### WHAT TO WORK ON
Keep the pictures out of the copy and repeat the records exactly.
[START SUPPLIED RECORDS]
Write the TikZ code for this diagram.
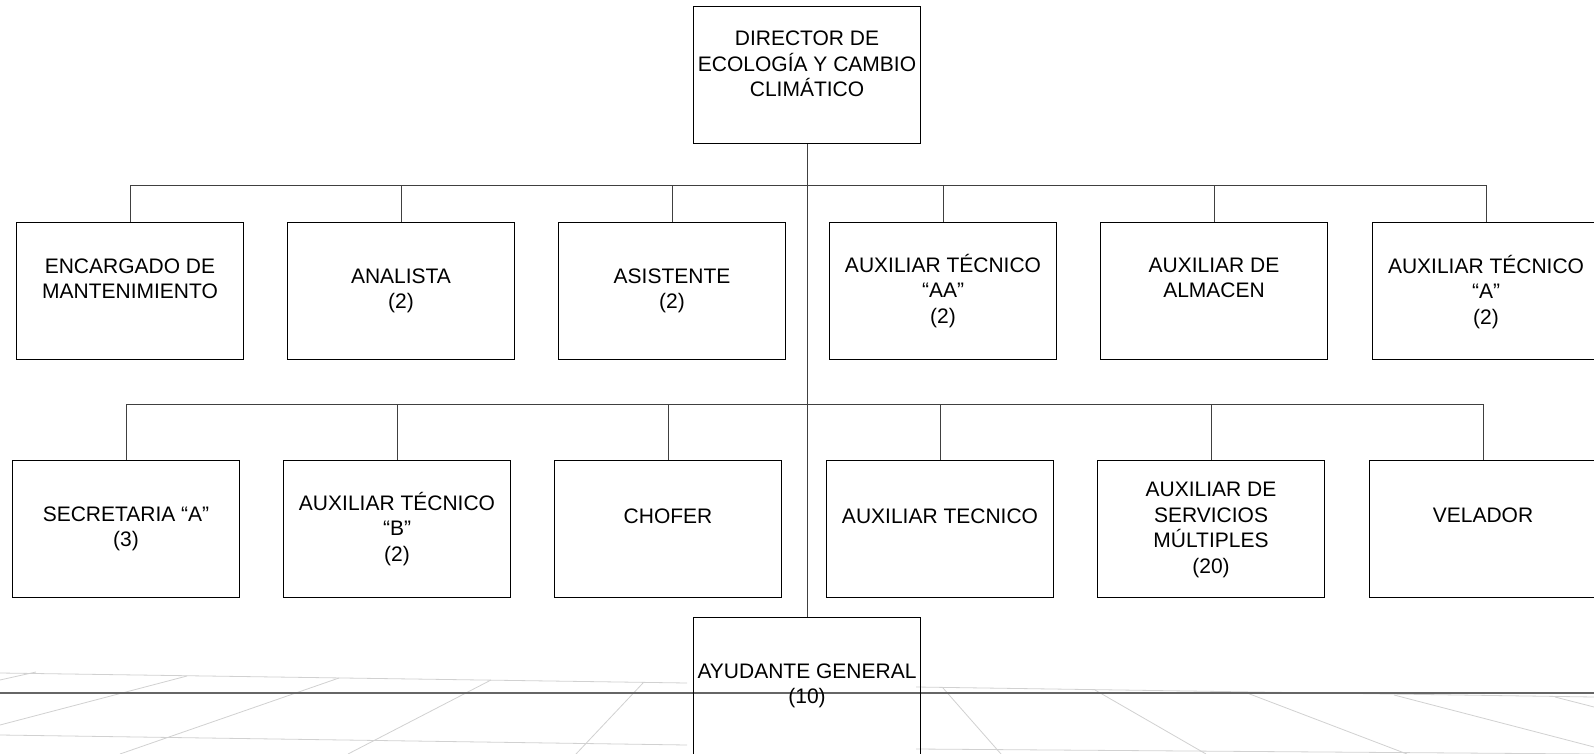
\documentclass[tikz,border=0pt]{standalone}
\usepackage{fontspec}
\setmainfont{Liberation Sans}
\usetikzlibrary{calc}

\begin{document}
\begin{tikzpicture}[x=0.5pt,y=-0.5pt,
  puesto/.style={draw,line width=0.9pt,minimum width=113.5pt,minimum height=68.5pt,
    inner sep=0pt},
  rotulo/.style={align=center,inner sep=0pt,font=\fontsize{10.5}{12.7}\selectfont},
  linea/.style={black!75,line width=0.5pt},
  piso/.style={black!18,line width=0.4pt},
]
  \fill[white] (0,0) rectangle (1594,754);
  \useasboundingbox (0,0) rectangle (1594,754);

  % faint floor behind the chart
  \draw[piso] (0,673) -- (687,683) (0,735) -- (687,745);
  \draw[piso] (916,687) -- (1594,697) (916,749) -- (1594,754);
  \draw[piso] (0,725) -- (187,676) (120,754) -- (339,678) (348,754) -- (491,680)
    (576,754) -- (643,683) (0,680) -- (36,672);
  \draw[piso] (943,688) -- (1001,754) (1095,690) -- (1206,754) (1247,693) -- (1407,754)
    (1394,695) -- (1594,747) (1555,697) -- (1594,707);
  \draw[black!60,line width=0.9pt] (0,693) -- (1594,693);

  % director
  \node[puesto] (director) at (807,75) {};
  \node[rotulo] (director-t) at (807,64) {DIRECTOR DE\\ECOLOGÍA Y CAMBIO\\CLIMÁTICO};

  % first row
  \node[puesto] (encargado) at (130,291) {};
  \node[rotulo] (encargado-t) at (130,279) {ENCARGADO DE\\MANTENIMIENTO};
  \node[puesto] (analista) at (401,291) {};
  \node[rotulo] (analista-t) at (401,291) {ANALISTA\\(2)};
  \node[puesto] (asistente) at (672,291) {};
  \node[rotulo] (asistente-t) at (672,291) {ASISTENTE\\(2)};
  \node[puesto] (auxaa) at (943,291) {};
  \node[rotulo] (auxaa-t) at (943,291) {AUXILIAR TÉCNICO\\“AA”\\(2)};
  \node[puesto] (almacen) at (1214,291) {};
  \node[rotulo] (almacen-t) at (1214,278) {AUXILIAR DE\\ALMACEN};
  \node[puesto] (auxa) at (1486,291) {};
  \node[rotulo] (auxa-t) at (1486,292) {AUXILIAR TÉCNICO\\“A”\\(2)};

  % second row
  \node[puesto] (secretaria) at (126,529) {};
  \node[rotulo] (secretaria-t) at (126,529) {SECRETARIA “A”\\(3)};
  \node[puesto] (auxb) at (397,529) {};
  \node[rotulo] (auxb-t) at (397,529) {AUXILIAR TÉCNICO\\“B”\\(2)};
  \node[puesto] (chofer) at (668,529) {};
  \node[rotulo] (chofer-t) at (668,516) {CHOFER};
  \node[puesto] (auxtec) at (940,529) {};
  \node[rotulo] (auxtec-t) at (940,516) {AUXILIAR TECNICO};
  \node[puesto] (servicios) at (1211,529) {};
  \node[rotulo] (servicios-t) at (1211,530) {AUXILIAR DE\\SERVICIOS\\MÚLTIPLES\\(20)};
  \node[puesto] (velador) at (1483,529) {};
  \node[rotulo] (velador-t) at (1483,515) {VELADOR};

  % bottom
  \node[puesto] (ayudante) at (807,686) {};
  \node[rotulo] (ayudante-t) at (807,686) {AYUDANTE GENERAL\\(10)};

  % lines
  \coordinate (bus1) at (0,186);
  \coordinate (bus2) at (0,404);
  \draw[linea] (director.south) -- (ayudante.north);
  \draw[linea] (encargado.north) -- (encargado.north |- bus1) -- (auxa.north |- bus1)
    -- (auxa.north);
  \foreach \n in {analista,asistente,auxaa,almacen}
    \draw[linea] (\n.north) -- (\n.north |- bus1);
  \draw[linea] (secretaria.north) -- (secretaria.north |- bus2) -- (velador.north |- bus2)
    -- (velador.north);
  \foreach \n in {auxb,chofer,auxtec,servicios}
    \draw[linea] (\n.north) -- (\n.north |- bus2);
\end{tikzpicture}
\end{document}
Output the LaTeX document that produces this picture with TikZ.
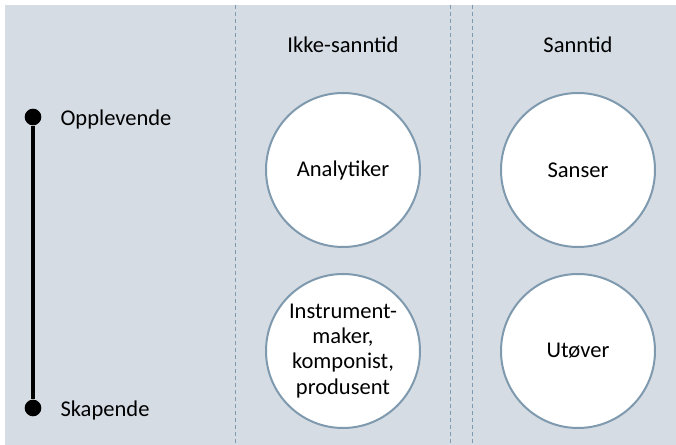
[END SUPPLIED RECORDS]
### REPLY TO THE EXERCISE
Write the TikZ code for this diagram.
\documentclass[tikz,border=0pt]{standalone}
\usepackage{fontspec}
\setmainfont{Liberation Sans}
\usetikzlibrary{calc}

\begin{document}
\begin{tikzpicture}[x=0.5pt,y=-0.5pt,
  puesto/.style={draw,line width=0.9pt,minimum width=113.5pt,minimum height=68.5pt,
    inner sep=0pt},
  rotulo/.style={align=center,inner sep=0pt,font=\fontsize{10.5}{12.7}\selectfont},
  linea/.style={black!75,line width=0.5pt},
  piso/.style={black!18,line width=0.4pt},
]
  \fill[white] (0,0) rectangle (1594,754);
  \useasboundingbox (0,0) rectangle (1594,754);

  % faint floor behind the chart
  \draw[piso] (0,673) -- (687,683) (0,735) -- (687,745);
  \draw[piso] (916,687) -- (1594,697) (916,749) -- (1594,754);
  \draw[piso] (0,725) -- (187,676) (120,754) -- (339,678) (348,754) -- (491,680)
    (576,754) -- (643,683) (0,680) -- (36,672);
  \draw[piso] (943,688) -- (1001,754) (1095,690) -- (1206,754) (1247,693) -- (1407,754)
    (1394,695) -- (1594,747) (1555,697) -- (1594,707);
  \draw[black!60,line width=0.9pt] (0,693) -- (1594,693);

  % director
  \node[puesto] (director) at (807,75) {};
  \node[rotulo] (director-t) at (807,64) {DIRECTOR DE\\ECOLOGÍA Y CAMBIO\\CLIMÁTICO};

  % first row
  \node[puesto] (encargado) at (130,291) {};
  \node[rotulo] (encargado-t) at (130,279) {ENCARGADO DE\\MANTENIMIENTO};
  \node[puesto] (analista) at (401,291) {};
  \node[rotulo] (analista-t) at (401,291) {ANALISTA\\(2)};
  \node[puesto] (asistente) at (672,291) {};
  \node[rotulo] (asistente-t) at (672,291) {ASISTENTE\\(2)};
  \node[puesto] (auxaa) at (943,291) {};
  \node[rotulo] (auxaa-t) at (943,291) {AUXILIAR TÉCNICO\\“AA”\\(2)};
  \node[puesto] (almacen) at (1214,291) {};
  \node[rotulo] (almacen-t) at (1214,278) {AUXILIAR DE\\ALMACEN};
  \node[puesto] (auxa) at (1486,291) {};
  \node[rotulo] (auxa-t) at (1486,292) {AUXILIAR TÉCNICO\\“A”\\(2)};

  % second row
  \node[puesto] (secretaria) at (126,529) {};
  \node[rotulo] (secretaria-t) at (126,529) {SECRETARIA “A”\\(3)};
  \node[puesto] (auxb) at (397,529) {};
  \node[rotulo] (auxb-t) at (397,529) {AUXILIAR TÉCNICO\\“B”\\(2)};
  \node[puesto] (chofer) at (668,529) {};
  \node[rotulo] (chofer-t) at (668,516) {CHOFER};
  \node[puesto] (auxtec) at (940,529) {};
  \node[rotulo] (auxtec-t) at (940,516) {AUXILIAR TECNICO};
  \node[puesto] (servicios) at (1211,529) {};
  \node[rotulo] (servicios-t) at (1211,530) {AUXILIAR DE\\SERVICIOS\\MÚLTIPLES\\(20)};
  \node[puesto] (velador) at (1483,529) {};
  \node[rotulo] (velador-t) at (1483,515) {VELADOR};

  % bottom
  \node[puesto] (ayudante) at (807,686) {};
  \node[rotulo] (ayudante-t) at (807,686) {AYUDANTE GENERAL\\(10)};

  % lines
  \coordinate (bus1) at (0,186);
  \coordinate (bus2) at (0,404);
  \draw[linea] (director.south) -- (ayudante.north);
  \draw[linea] (encargado.north) -- (encargado.north |- bus1) -- (auxa.north |- bus1)
    -- (auxa.north);
  \foreach \n in {analista,asistente,auxaa,almacen}
    \draw[linea] (\n.north) -- (\n.north |- bus1);
  \draw[linea] (secretaria.north) -- (secretaria.north |- bus2) -- (velador.north |- bus2)
    -- (velador.north);
  \foreach \n in {auxb,chofer,auxtec,servicios}
    \draw[linea] (\n.north) -- (\n.north |- bus2);
\end{tikzpicture}
\end{document}
Output the LaTeX document that produces this picture with TikZ.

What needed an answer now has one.